Au moment de la présentation des campagnes gauloises d’Attila (Bataille des Champs Catalauniques etc — un bon petit nombre de stéréotypes historiques seront, ici aussi, sciemment pourfendus), une description particulièrement vivante et relativisante des événements militaires se complétera d’une saine mise en perspective politico-sociale du statut des autorités religieuses gallo-romaines, dans toute l’aventure (Saint Germain sur Auxerre, Saint Loup sur Troyes, Sainte Geneviève sur Paris, etc — les faits historiques ici sont encore plus convaincants que la légende). Les fines facultés de polémiste d’Amédée Thierry pointeront aussi l’oreille ici, puisqu’il croisera élégamment la plume de fer avec un epsilon du temps, historiographe du cru, qui aurait tant voulu que l’oppidum d’Attila ait été érigé dans son coin de pays. Les choses topographico-historiques seront remises à leur bonne et juste place, nous laissant sur les lèvres le goût zesté et fruité de ce que devaient être les débats d’historiens, sous le Second Empire.

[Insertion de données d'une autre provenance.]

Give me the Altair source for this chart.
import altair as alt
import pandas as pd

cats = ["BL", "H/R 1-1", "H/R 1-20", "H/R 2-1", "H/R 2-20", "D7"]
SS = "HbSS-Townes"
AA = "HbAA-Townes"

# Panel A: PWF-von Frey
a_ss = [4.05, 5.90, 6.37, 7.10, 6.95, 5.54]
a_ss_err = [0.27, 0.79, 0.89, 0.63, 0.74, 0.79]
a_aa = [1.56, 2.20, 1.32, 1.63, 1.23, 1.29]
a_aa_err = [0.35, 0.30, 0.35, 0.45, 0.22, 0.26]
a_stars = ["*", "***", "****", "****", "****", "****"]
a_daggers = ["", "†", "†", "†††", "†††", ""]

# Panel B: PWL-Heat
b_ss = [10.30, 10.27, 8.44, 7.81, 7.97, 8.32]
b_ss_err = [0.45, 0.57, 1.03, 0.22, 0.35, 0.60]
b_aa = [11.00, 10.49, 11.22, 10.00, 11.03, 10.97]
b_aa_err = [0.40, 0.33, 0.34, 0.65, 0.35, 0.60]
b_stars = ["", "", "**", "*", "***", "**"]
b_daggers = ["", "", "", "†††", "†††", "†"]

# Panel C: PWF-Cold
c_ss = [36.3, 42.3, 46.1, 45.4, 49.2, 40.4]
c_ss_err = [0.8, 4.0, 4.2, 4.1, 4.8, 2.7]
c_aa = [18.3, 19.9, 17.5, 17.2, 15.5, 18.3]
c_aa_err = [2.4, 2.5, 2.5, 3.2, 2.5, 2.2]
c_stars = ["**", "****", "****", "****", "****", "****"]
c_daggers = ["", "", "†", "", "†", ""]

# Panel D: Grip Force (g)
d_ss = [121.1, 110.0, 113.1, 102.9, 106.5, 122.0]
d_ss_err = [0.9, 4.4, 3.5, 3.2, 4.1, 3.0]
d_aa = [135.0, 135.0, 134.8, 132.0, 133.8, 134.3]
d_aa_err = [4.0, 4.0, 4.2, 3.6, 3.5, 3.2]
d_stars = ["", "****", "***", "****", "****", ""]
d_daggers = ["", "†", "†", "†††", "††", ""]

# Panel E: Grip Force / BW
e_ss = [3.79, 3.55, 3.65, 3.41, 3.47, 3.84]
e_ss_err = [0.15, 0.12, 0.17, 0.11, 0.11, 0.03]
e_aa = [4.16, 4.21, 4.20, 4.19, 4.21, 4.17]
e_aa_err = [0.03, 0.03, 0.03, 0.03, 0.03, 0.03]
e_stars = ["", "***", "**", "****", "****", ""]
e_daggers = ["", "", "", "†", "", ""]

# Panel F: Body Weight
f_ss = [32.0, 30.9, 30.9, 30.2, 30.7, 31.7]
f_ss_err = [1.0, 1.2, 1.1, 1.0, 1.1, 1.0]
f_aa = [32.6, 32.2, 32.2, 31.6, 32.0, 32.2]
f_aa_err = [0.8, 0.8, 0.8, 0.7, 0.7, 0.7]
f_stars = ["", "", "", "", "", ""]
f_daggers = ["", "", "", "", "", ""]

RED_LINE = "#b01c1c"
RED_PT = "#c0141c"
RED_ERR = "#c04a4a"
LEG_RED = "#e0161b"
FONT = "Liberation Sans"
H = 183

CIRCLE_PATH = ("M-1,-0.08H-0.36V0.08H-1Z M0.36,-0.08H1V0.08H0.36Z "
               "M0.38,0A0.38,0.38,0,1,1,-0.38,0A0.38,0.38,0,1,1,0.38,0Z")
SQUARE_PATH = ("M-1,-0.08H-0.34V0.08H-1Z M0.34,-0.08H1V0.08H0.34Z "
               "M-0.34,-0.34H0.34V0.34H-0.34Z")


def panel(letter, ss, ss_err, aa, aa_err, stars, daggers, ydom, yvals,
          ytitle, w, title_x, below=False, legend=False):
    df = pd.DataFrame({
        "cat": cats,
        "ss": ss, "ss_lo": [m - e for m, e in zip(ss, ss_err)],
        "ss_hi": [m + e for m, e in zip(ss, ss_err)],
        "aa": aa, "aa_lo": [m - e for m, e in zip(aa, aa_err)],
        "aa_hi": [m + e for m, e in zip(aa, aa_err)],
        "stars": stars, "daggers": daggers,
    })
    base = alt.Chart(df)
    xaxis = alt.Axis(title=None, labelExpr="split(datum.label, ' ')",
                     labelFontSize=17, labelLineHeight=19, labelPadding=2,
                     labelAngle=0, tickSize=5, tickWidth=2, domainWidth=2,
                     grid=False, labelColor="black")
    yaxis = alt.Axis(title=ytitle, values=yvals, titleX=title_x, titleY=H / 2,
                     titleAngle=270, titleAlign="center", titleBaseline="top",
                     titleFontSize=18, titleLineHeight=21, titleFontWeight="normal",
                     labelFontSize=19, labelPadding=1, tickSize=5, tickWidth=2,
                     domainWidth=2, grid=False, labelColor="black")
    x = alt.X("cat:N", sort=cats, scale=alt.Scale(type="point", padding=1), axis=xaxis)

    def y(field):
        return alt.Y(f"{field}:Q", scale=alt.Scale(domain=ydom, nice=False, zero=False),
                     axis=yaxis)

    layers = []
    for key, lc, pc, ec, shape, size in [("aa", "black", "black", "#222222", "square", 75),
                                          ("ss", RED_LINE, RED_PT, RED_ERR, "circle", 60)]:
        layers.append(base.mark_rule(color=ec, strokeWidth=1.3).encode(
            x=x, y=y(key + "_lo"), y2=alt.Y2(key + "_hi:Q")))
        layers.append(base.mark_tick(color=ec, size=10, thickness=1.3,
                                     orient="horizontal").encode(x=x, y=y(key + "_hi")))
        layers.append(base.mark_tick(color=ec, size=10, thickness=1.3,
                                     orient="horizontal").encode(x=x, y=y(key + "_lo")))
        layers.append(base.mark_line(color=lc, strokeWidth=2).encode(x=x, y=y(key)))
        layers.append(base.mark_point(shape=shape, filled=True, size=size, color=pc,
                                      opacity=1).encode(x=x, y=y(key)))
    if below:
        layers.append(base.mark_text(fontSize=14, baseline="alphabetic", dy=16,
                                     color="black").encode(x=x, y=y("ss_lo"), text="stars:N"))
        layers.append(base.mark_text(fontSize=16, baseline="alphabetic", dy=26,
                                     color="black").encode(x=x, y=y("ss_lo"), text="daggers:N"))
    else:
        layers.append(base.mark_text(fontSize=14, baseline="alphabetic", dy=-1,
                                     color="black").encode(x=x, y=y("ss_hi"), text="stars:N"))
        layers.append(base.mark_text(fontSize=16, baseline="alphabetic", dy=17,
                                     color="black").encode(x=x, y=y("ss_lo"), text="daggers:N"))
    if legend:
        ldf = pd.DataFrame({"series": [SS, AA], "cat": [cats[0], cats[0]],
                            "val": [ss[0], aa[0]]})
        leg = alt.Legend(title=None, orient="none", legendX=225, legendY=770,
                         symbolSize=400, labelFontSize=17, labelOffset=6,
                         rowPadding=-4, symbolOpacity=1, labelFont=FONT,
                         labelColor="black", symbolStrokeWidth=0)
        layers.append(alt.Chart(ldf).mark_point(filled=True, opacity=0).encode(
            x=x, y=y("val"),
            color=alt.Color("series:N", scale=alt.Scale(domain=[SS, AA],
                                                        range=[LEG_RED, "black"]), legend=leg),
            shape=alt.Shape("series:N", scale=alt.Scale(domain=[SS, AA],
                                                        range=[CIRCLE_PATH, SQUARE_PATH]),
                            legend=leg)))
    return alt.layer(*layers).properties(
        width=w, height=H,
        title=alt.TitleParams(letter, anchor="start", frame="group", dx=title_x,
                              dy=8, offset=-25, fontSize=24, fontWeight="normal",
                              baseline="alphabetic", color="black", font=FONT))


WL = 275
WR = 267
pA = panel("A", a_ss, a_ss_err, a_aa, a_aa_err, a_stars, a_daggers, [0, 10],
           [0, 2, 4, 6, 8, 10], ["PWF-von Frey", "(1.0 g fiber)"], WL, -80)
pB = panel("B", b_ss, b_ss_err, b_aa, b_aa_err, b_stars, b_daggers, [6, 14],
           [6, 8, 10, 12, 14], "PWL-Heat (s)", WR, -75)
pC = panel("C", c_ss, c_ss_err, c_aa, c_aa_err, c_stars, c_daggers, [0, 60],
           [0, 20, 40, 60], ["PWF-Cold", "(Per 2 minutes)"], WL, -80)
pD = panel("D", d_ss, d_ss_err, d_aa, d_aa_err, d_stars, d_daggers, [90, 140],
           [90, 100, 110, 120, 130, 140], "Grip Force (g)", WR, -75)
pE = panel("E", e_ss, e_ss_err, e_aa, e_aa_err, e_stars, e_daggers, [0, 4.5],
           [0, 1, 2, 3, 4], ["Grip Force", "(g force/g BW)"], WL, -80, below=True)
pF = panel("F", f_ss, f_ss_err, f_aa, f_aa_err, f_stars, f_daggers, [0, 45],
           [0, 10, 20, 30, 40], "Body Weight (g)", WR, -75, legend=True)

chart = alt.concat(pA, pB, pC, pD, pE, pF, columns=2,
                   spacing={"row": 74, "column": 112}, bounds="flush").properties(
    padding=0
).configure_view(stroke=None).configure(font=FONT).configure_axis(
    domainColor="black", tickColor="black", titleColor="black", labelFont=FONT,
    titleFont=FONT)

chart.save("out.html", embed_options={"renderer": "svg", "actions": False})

La tragédie bizarre de la mort d’Attila sera d’une singulière beauté. Ildico est en pleurs, assise de grand matin sur le rebord du lit nuptial où Attila gît dans son sang. On ne nous raconte pas clairement ce que fut le sort ex post de la jeune mariée contrainte et contrite. Par contre, les successeurs d’Attila nous servent pronto un remarquable cover up à l’américaine de l’événement. Saignement de nez nocturne, les mecs! Mort naturelle! Pas de vengeance militaire ou de représailles politiques requises! Act of God sur le Fléau de Dieu! Discutant pensivement toutes les hypothèses sur la mort subite du plus grand de tous les Huns, Amédée Thierry nous fait bien sentir que les successeurs du président Kennedy n’ont rien inventé en matière de maintient des puissances hostiles à bonne distance, quand le grand chef, par regrettable inadvertance, se ratatine dans des conditions brutales, mystérieuses et incongrues.

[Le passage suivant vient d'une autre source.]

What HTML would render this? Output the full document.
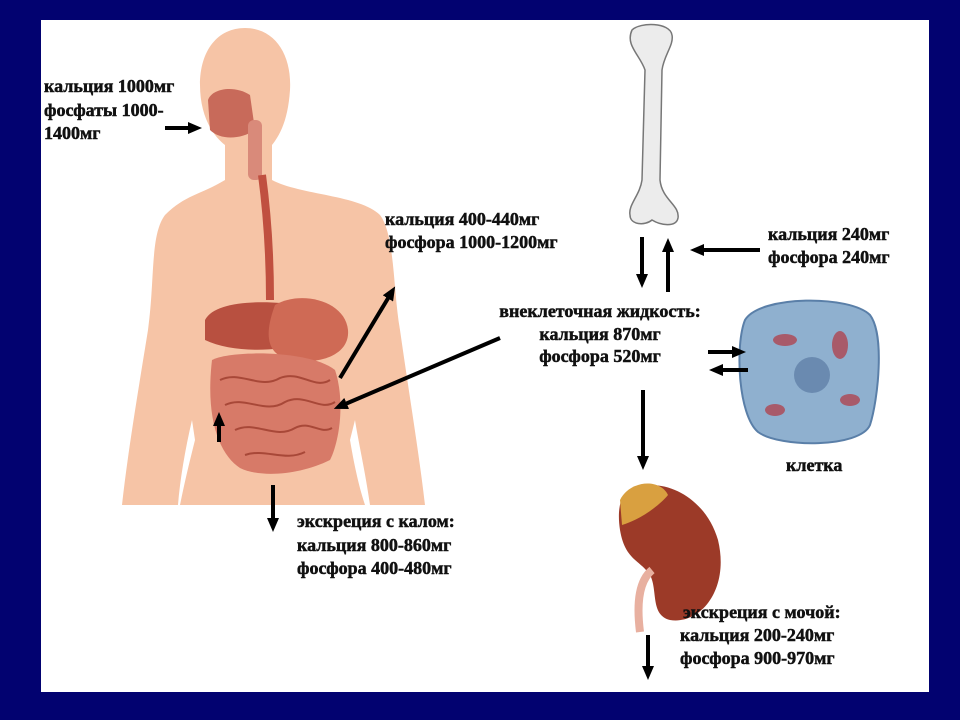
<!DOCTYPE html>
<html><head><meta charset="utf-8"><style>
html,body{margin:0;padding:0;width:960px;height:720px;background:#020270;overflow:hidden}
svg{position:absolute;left:0;top:0}
text{font-family:"Liberation Serif","DejaVu Serif",serif;font-weight:bold;font-size:18px;fill:#111;stroke:#111;stroke-width:0.5}
</style></head><body>
<svg width="960" height="720" viewBox="0 0 960 720">
<defs><marker id="a" markerWidth="14" markerHeight="12" refX="4" refY="6" orient="auto" markerUnits="userSpaceOnUse"><path d="M0,0 L14,6 L0,12 Z" fill="#000"/></marker></defs>
<rect x="41" y="20" width="888" height="672" fill="#fff"/>
<!-- body -->
<path d="M245,28 C275,28 292,55 290,90 C288,120 280,135 272,145 L272,180 C300,195 360,195 380,215 C395,235 393,290 400,330 C410,400 420,460 425,505 L370,505 C365,470 358,440 355,420 L350,440 C355,470 360,490 365,505 L180,505 C185,480 190,460 195,440 L192,420 C185,450 180,480 178,505 L122,505 C128,450 140,380 148,330 C155,280 150,235 165,215 C185,195 200,195 225,180 L225,145 C212,135 200,115 200,85 C200,50 218,28 245,28 Z" fill="#f6c4a6"/>
<path d="M208,100 C212,88 235,85 250,95 L255,130 C240,140 220,140 210,130 Z" fill="#c86a5a"/>
<rect x="248" y="120" width="14" height="60" rx="6" fill="#d98a7a"/>
<path d="M262,175 C268,220 270,260 270,300" stroke="#c05040" stroke-width="8" fill="none"/>
<path d="M205,320 C215,300 265,300 300,305 C320,310 320,335 300,345 C270,352 230,352 205,340 Z" fill="#b85040"/>
<path d="M275,305 C300,290 345,300 348,330 C350,355 320,365 290,360 C270,355 262,340 275,305 Z" fill="#cf6a55"/>
<path d="M212,360 C230,350 310,350 335,370 C345,400 340,440 330,460 C300,475 260,478 240,468 C220,455 205,420 212,360 Z" fill="#d77a68"/>
<g stroke="#a84838" stroke-width="2" fill="none">
<path d="M220,380 C240,370 260,390 280,378 C300,370 315,390 330,380"/>
<path d="M225,405 C245,395 265,415 285,402 C305,392 320,412 335,402"/>
<path d="M235,430 C255,420 275,440 295,428 C310,420 320,435 332,428"/>
<path d="M245,455 C265,448 285,462 305,452"/>
</g>
<!-- bone -->
<path d="M632,30 C640,22 670,22 672,35 C674,45 664,55 662,70 L660,180 C662,200 680,205 678,218 C676,228 660,225 652,220 C645,226 630,225 630,215 C628,205 640,195 642,180 L645,70 C640,55 625,45 632,30 Z" fill="#ececec" stroke="#777" stroke-width="1.5"/>
<!-- cell -->
<path d="M745,320 C760,295 850,295 870,315 C885,335 878,400 870,425 C860,448 780,448 758,432 C738,415 735,345 745,320 Z" fill="#8fb0cf" stroke="#5a7fa8" stroke-width="2"/>
<g fill="#a85a6a"><ellipse cx="785" cy="340" rx="12" ry="6"/><ellipse cx="840" cy="345" rx="8" ry="14"/><ellipse cx="775" cy="410" rx="10" ry="6"/><ellipse cx="850" cy="400" rx="10" ry="6"/></g>
<circle cx="812" cy="375" r="18" fill="#6a8ab0"/>
<!-- kidney -->
<path d="M630,490 C660,475 705,495 718,540 C730,590 700,625 670,620 C650,615 658,590 650,575 C640,560 625,560 620,530 C617,510 620,495 630,490 Z" fill="#9c3a28"/>
<path d="M620,500 C630,480 660,478 668,495 C660,505 640,520 622,525 Z" fill="#d9a040"/>
<path d="M652,570 C640,580 636,600 640,632" stroke="#e8b0a0" stroke-width="8" fill="none"/>
<!-- arrows -->
<g stroke="#000" stroke-width="4" fill="none">
<line x1="165" y1="128" x2="192" y2="128" marker-end="url(#a)"/>
<line x1="340" y1="378" x2="390" y2="295" marker-end="url(#a)"/>
<line x1="500" y1="338" x2="343" y2="405" marker-end="url(#a)"/>
<line x1="219" y1="442" x2="219" y2="422" marker-end="url(#a)"/>
<line x1="273" y1="485" x2="273" y2="522" marker-end="url(#a)"/>
<line x1="642" y1="237" x2="642" y2="278" marker-end="url(#a)"/>
<line x1="668" y1="292" x2="668" y2="248" marker-end="url(#a)"/>
<line x1="760" y1="250" x2="700" y2="250" marker-end="url(#a)"/>
<line x1="708" y1="352" x2="736" y2="352" marker-end="url(#a)"/>
<line x1="748" y1="370" x2="719" y2="370" marker-end="url(#a)"/>
<line x1="643" y1="390" x2="643" y2="460" marker-end="url(#a)"/>
<line x1="648" y1="635" x2="648" y2="670" marker-end="url(#a)"/>
</g>
<text x="44" y="92">кальция 1000мг</text>
<text x="44" y="116">фосфаты 1000-</text>
<text x="44" y="139">1400мг</text>
<text x="385" y="225">кальция 400-440мг</text>
<text x="385" y="248">фосфора 1000-1200мг</text>
<text x="600" y="317" text-anchor="middle">внеклеточная жидкость:</text>
<text x="600" y="340" text-anchor="middle">кальция 870мг</text>
<text x="600" y="362" text-anchor="middle">фосфора 520мг</text>
<text x="768" y="240">кальция 240мг</text>
<text x="768" y="263">фосфора 240мг</text>
<text x="786" y="471">клетка</text>
<text x="297" y="527">экскреция с калом:</text>
<text x="297" y="551">кальция 800-860мг</text>
<text x="297" y="574">фосфора 400-480мг</text>
<text x="683" y="618">экскреция с мочой:</text>
<text x="680" y="641">кальция 200-240мг</text>
<text x="680" y="664">фосфора 900-970мг</text>
</svg>
</body></html>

La mort assez rapide d’Attila ne tue en rien le rythme de l’ouvrage. L’histoire déboule et se poursuit avec ses successeurs directs, puis ses fils, puis les faux Avars. Pagaille, pagaille, pagaille. Guerres de soldats couillus et vengeurs s’entrechoquant, dans tous les sens, en se piquant un fard. Puis, vers l’an 800 environ, apparaissent les princesses, les sœurs de chefs et les reines. Moins passives et discrètes que l’Ildico de l’an 453, elles se mettent à avoir une solide incidence sur l’orientation des événements politiques. L’exposé en gagne encore en fraîcheurs et en vivacité.

Et la jubilation de lecture culmine avec la magistrale quatrième partie, Histoire légendaire et traditionnelle d’Attila. Le Fléau de Dieu caricatural et stéréotypé nous revient alors en force, croquemitaine dense et polymorphe, enrichi et ornementé de toute la solide description historique antérieure. On reprend par le menu les légendes traditionnelles et les superfétations mythologiques et folkloriques dont Attila a laissé la trace, dans tout le monde antique et ce, jusqu’aux environs de 1870. Cette mise en contraste de l’élucubration légendaire échevelée avec l’effort historique focalisé des trois parties précédentes lâche la bride à toutes nos satisfactions. La documentation se transforme en délire, l’instruction vire au plaisir. Il y a là un équilibre des matériaux remarquable et fort original.

Cette Histoire d’Attila du 19ième siècle vaut amplement le coup d’être lue ou relue au 21ième, tant pour Attila & Consort que pour Amédée Thierry, en soi. Et ayant lu tout l’ouvrage d’une traite sans me lasser (Allan Erwan Berger), je vous dis tout simplement: frais, étonnant, très satisfaisant, vaut incontestablement le détour.

Amédée Thierry, Histoire d’Attila et de ses successeurs jusqu’à l’établissement des Hongrois en Europe, suivie des légendes et traditions, Montréal, ÉLP éditeur, 2016, formats ePub ou Mobi, texte établi par Allan Erwan Berger [Première édition: 1856. Sixième édition publiée ici: 1884, initialement chez Émile Perrin].